> [Your task] Below are records; please write out exactly the lines from the first line through the line containing "import plotly.graph_objects as go", with no pictures.

> [Dataset excerpts]

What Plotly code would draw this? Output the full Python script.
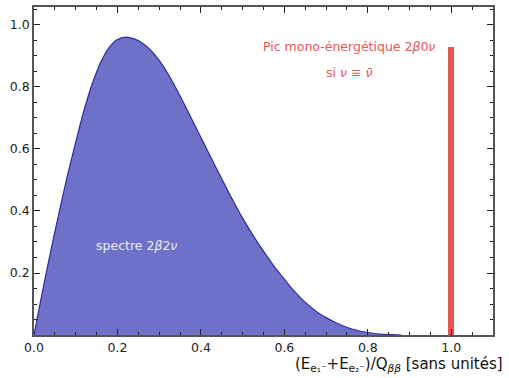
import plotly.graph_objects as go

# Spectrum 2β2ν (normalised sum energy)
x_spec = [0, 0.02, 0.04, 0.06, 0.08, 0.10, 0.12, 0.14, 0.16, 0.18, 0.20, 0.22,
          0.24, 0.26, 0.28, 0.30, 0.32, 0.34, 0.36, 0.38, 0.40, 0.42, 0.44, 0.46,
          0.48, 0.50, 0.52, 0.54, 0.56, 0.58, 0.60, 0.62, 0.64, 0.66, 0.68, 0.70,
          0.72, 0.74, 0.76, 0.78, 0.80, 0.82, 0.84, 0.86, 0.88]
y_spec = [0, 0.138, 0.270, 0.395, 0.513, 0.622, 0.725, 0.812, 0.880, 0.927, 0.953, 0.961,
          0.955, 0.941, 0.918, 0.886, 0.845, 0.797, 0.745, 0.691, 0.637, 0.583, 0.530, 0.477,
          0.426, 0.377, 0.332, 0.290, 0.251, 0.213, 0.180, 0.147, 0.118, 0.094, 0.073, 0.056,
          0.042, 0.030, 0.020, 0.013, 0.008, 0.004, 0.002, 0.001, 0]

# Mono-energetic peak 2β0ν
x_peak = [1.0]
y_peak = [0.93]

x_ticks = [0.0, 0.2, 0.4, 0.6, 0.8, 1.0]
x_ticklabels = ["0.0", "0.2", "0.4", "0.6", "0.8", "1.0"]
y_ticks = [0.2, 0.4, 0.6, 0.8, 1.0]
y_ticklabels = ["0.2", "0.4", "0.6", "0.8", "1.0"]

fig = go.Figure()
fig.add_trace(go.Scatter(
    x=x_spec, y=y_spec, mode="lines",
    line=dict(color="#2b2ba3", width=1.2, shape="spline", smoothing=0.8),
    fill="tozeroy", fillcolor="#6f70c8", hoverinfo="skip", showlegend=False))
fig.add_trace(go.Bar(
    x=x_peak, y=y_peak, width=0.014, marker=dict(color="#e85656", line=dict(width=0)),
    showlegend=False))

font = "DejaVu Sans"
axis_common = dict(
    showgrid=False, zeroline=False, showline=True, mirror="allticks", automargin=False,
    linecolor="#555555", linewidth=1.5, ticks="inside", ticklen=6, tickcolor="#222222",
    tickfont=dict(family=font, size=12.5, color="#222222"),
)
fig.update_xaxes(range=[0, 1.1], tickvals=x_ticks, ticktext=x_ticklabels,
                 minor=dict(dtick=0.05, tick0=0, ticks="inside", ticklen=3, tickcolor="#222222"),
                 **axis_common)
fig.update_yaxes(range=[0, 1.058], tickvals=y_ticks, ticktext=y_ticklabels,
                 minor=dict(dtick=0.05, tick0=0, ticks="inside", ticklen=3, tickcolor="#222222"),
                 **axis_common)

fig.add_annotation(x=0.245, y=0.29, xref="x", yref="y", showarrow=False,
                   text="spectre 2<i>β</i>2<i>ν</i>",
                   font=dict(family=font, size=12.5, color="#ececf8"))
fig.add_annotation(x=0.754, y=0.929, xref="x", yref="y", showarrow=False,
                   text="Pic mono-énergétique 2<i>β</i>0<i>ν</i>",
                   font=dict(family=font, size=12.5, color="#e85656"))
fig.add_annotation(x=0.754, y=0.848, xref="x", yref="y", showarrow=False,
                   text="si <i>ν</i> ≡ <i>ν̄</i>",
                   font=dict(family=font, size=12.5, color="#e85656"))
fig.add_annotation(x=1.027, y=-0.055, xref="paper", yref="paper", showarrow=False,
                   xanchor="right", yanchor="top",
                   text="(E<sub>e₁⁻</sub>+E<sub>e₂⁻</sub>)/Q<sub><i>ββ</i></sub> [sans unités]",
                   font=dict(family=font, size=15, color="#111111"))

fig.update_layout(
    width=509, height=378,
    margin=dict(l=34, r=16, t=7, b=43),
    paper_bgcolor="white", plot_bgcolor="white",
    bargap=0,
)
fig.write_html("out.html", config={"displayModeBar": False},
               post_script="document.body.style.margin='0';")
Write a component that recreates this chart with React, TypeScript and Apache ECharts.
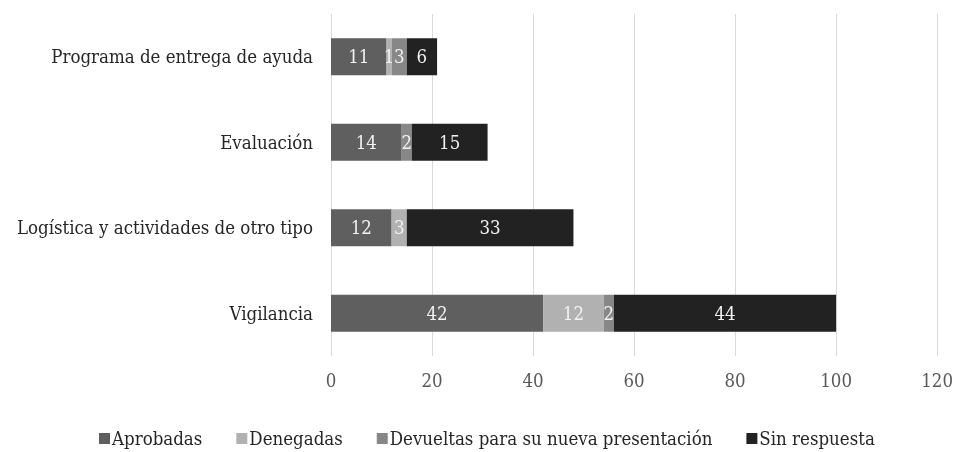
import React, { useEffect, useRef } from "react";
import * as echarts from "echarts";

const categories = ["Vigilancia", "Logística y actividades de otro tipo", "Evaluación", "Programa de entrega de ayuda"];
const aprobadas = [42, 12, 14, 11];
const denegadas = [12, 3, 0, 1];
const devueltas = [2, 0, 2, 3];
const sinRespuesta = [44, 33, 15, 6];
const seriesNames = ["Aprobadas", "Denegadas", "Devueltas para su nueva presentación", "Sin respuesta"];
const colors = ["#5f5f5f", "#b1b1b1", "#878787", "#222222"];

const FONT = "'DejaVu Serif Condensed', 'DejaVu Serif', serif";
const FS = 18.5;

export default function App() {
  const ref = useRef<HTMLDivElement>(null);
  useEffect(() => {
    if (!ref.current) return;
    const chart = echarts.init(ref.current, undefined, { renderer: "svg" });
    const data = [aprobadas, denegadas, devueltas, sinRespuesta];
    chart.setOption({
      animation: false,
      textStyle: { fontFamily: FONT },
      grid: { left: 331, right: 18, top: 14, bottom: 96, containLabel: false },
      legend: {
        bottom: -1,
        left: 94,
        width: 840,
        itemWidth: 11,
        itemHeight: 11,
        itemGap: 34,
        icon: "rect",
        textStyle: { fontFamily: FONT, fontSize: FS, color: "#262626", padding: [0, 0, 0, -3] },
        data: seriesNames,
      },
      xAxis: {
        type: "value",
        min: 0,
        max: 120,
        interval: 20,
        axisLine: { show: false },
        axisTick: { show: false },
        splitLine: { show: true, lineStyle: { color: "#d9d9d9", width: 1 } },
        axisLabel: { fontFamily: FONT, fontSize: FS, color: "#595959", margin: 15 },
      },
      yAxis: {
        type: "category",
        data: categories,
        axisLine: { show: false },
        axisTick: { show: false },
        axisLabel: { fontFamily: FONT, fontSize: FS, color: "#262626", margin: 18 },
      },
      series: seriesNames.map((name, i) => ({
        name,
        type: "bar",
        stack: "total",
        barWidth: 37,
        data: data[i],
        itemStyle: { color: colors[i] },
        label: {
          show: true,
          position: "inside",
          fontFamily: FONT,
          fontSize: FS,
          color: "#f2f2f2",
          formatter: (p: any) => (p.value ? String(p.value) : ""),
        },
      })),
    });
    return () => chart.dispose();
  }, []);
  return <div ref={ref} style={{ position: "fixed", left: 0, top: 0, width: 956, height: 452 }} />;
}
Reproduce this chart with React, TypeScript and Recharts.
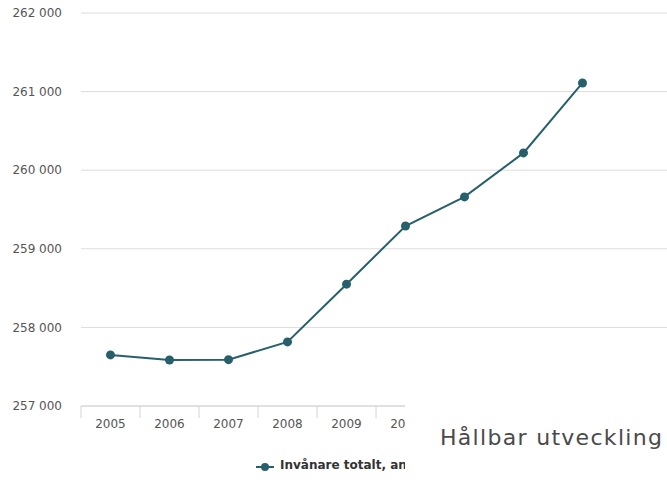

> [In response]
What Plotly code would draw this? Output the full Python script.
import plotly.graph_objects as go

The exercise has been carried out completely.